Второй пишет: «Ясно, что это не вы, а вассальная власть, которая продалась Кремлю. Но если мы поем сегодня «Никогда мы не будем братьями», так это и про вас».
Третий, один из лучших украинских поэтов, у которого спрашивал: «Ну какие же мы, когда сами под оккупацией, оккупанты?..», — соглашается, что оккупанты мы никакие. И добавляет: «Но лучше бы вы были оккупантами. Не выглядели бы заср … ми».
К сожалению, из-за участия в войне на стороне агрессора такими мы выглядим в глазах если не всего, то ближайшего к нам мира. Хотя совсем недавно, после августа 2020-го, выглядели молодцами. Но месяц февраль отменил месяц август.
Вообще наш союз из России в ее войне с Украиной отменил (не навсегда, но на время отменил) Беларусь как европейскую страну, переместил ее в Азию.
— После издания в Беларуси Романа «Гэй Бэн Гіном» вы хорошо сказали: «Несмотря ни на что, жизнь идет — и надо жить». И сообщили, что работаете над новой книгой. О чем она?
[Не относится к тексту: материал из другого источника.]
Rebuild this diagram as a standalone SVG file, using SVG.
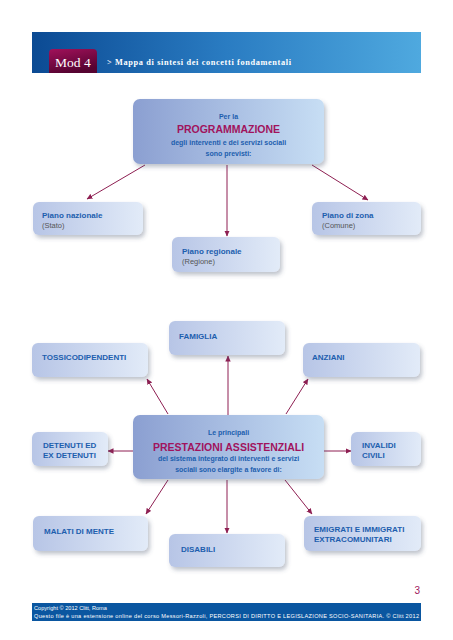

— Это снова роман. Как и предыдущий, он о Беларуси и белорусах. А конкретно о том, что произошло с нами за тридцать лет со времени провозглашения независимости…
Дал бы Бог этот слой поднять. Писаться не только из-за физических проблем (я уже говорил, что 2010 год не прошел бесследно), но и из-за психологического состояния. Если ежедневно какого-то арестовывают, в том числе близких людей( как недавно Змитра Дашкевича), когда под окнами днем и ночью милицейские и военные патрули, когда напрягает каждый звонок в дверь, когда видишь, как разваливается государство, как разрушается все то, что для тебя дорогое, то как бы нет и литературы. Но каждый сегодня должен делать то, что умеет делать лучше.
В режиме бесконечного насилия не может нормально существовать ни человек, ни страна. И если отдельный человек может бросить страну, то стране предопределено быть там, где она есть. Если, конечно, она вобще будет. Но даже если ее не станет (что при нынешней попытке передела мира совершенно реально), все равно там, где она была, останется Отечество. Как сердце страны новой. Государства свободного, независимого, на самом деле белорусского. С нерушимой верой в будущее, коим я и живу, и пишу.